Durante minha vida de leitora, sempre tive uma querela com a poesia. Muita admiração, afinal nunca dei conta de escrevê-la, mas certa preguiça de lê-la de fato, de sentar, ler o verso, sentir, rever e tudo mais. Honestamente, sempre achei um exercício cansativo. Mas, esta semana, minha aquisição literária do mês foi Cem maiores poemas brasileiros do século, que me deixou feliz como há muito não ficava comprando um livro. Isso me forçou a pensar nas causas de uma mudança tão significativa como esta.
Lembrei do primeiro texto poético que gostei e consegui apreciar. Morte e Vida Severina, 3º ano do Ensino Médio. João Cabral de Melo Neto é muita responsabilidade e essa obra-prima me tocou, pois tinha a narrativa poética e a forma impecável do pernambucano. Mas ainda não tinha sido ali. Segui lembrando outros textos: um Neruda que meu amigo me deu, o Whitman que aparece tão glamoroso no Sociedade dos Poetas Mortos, a fofura (!) do Drummond, o Pessoa que foi colocado como desafio de leitura e interpretação na pós-graduação. Mas ainda não encontrava o texto e, incrivelmente, foi assim que de para entender: poesia é um estado de espírito, uma abertura emocional para a leitura que pode vir aos cinco, aos 15, aos 25 ou nunca aparecer de fato.

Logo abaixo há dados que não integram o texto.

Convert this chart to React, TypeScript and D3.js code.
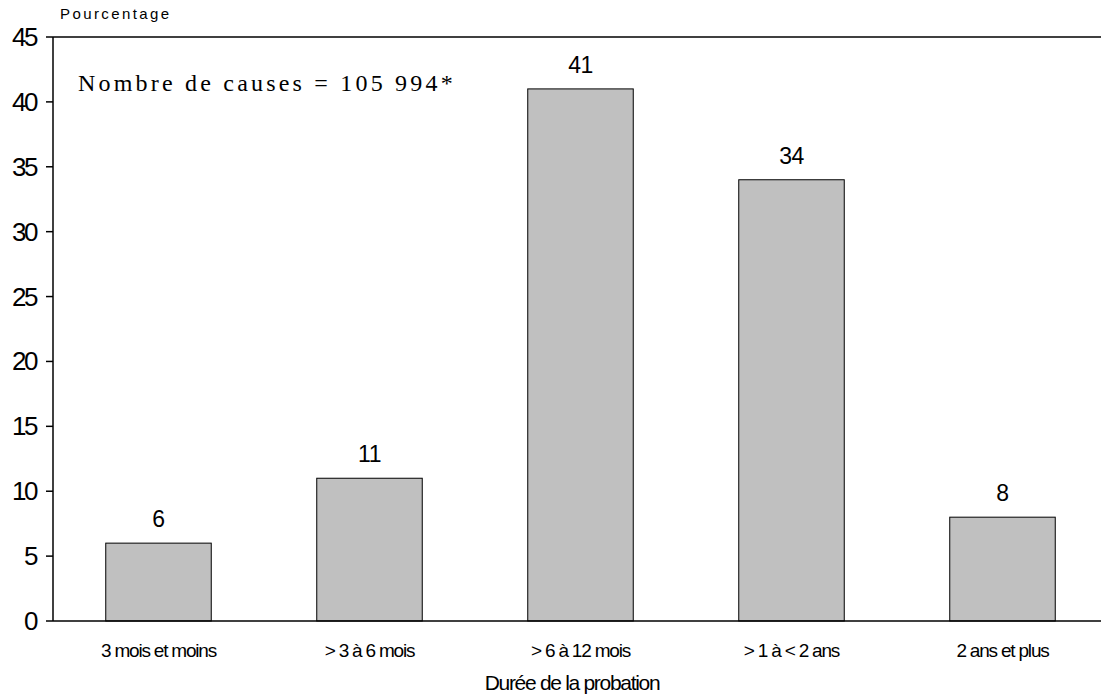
import React from "react";
import * as d3 from "d3";

// Probation length distribution
const categories: string[] = [
  "3 mois et moins",
  "> 3 à 6 mois",
  "> 6 à 12 mois",
  "> 1 à < 2 ans",
  "2 ans et plus",
];
const percentages: number[] = [6, 11, 41, 34, 8];
const yTicks: number[] = [0, 5, 10, 15, 20, 25, 30, 35, 40, 45];

const yAxisLabel = "Pourcentage";
const xAxisLabel = "Durée de la probation";
const noteText = "Nombre de causes = 105 994*";

const WIDTH = 1101;
const HEIGHT = 696;
const PLOT_LEFT = 53;
const PLOT_RIGHT = 1108;
const PLOT_TOP = 37;
const PLOT_BOTTOM = 621;

export default function App() {
  const x = d3
    .scaleBand<string>()
    .domain(categories)
    .range([PLOT_LEFT, PLOT_RIGHT])
    .paddingInner(0.5)
    .paddingOuter(0.25);
  const y = d3.scaleLinear().domain([0, 45]).range([PLOT_BOTTOM, PLOT_TOP]);

  const sans = "Arial, 'Liberation Sans', Helvetica, sans-serif";
  const serif = "'Times New Roman', 'Liberation Serif', serif";

  return (
    <svg
      width={WIDTH}
      height={HEIGHT}
      viewBox={`0 0 ${WIDTH} ${HEIGHT}`}
      style={{ position: "absolute", left: 0, top: 0, background: "#fff" }}
    >
      {/* bars */}
      {percentages.map((v, i) => {
        const bx = x(categories[i])!;
        return (
          <rect
            key={categories[i]}
            x={bx}
            y={y(v)}
            width={x.bandwidth()}
            height={y(0) - y(v)}
            fill="#c0c0c0"
            stroke="#000"
            strokeWidth={1}
          />
        );
      })}

      {/* value labels */}
      {percentages.map((v, i) => (
        <text
          key={"v" + i}
          x={x(categories[i])! + x.bandwidth() / 2}
          y={y(v) - 16}
          textAnchor="middle"
          fontFamily={sans}
          fontSize={23}
          letterSpacing={-0.5}
          fill="#000"
        >
          {v}
        </text>
      ))}

      {/* frame lines: left axis, baseline, top */}
      <line x1={PLOT_LEFT} x2={PLOT_LEFT} y1={PLOT_TOP} y2={PLOT_BOTTOM} stroke="#000" strokeWidth={1.5} />
      <line x1={PLOT_LEFT} x2={WIDTH} y1={PLOT_BOTTOM} y2={PLOT_BOTTOM} stroke="#000" strokeWidth={1.5} />
      <line x1={PLOT_LEFT} x2={WIDTH} y1={PLOT_TOP} y2={PLOT_TOP} stroke="#000" strokeWidth={1.5} />

      {/* y ticks */}
      {yTicks.map((t) => (
        <g key={"t" + t}>
          <line x1={PLOT_LEFT - 7} x2={PLOT_LEFT} y1={y(t)} y2={y(t)} stroke="#000" strokeWidth={1.5} />
          <text
            x={36}
            y={y(t) + 9}
            textAnchor="end"
            fontFamily={sans}
            fontSize={26}
            letterSpacing={-2.5}
            fill="#000"
          >
            {t}
          </text>
        </g>
      ))}

      {/* category labels */}
      {categories.map((c) => (
        <text
          key={"c" + c}
          x={x(c)! + x.bandwidth() / 2}
          y={657}
          textAnchor="middle"
          fontFamily={sans}
          fontSize={19}
          letterSpacing={-1.2}
          fill="#000"
        >
          {c}
        </text>
      ))}

      {/* axis titles */}
      <text
        x={572}
        y={690}
        textAnchor="middle"
        fontFamily={sans}
        fontSize={21}
        letterSpacing={-1.3}
        fill="#000"
      >
        {xAxisLabel}
      </text>
      <text x={60} y={19} fontFamily={sans} fontSize={15} letterSpacing={2.4} fill="#000">
        {yAxisLabel}
      </text>

      {/* case count note */}
      <text x={78} y={91} fontFamily={serif} fontSize={24} letterSpacing={3.2} fill="#000">
        {noteText}
      </text>
    </svg>
  );
}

Lembrei-me, então, de dois momentos poéticos em que a poesia me levou às lágrimas. Um deles foi ao final da magnífica apresentação audiovisual de poesia no Museu da Língua Portuguesa – com os alunos (“Cecília, você tá chorando? Eita, mas o que que aconteceu? GENTE, A CECÍLIA TÁ CHORANDO!”)! Era difícil explicar, só que mais do que as narrações, o poema Versos íntimos, de Augusto dos Anjos, escrito no chão, (“Se a alguém causa inda pena a tua chaga/Apedreja essa mão vil que te afaga/Escarra nessa boca que te beija!”) me fez brotar lágrimas, como se fosse a primeira vez que eu tivesse lido e era, na verdade.
O outro momento foi lendo uma passagem de Cem anos de solidão, do Gabo. O momento em que Úrsula, figura que segura nas costas Macondo, os Buendía e qualquer outro raio que o parta na história, grita um palavrão e a filha pergunta onde esta o animal, achando que a mão tinha sido picada. Úrsula apenas aponta para o peito. Acho que este era outro ponto: poesia não pode ser só uma forma, o verso, a estrofe. Poesia tem que ser pensada em outra classificação, outro olhar, outra leitura.
Para ler poesia, tem que estar preparado pra deixar uma metáfora te agredir impiedosamente. Não adianta pensar nos versos, rimas, ritmo, assonâncias e afins. O texto poético exige do leitor conexão. É igual aquele amigo que não aceita de você uma mensagem no whatsapp de aniversário: que uma ligação, quer um café. Sem abrir mão de certas defesas e sem se abrir para a vulnerabilidade, arrisco-me a dizer que não dá para ler poesia – não coo interpretação e forma, mas como sentimento, como arte.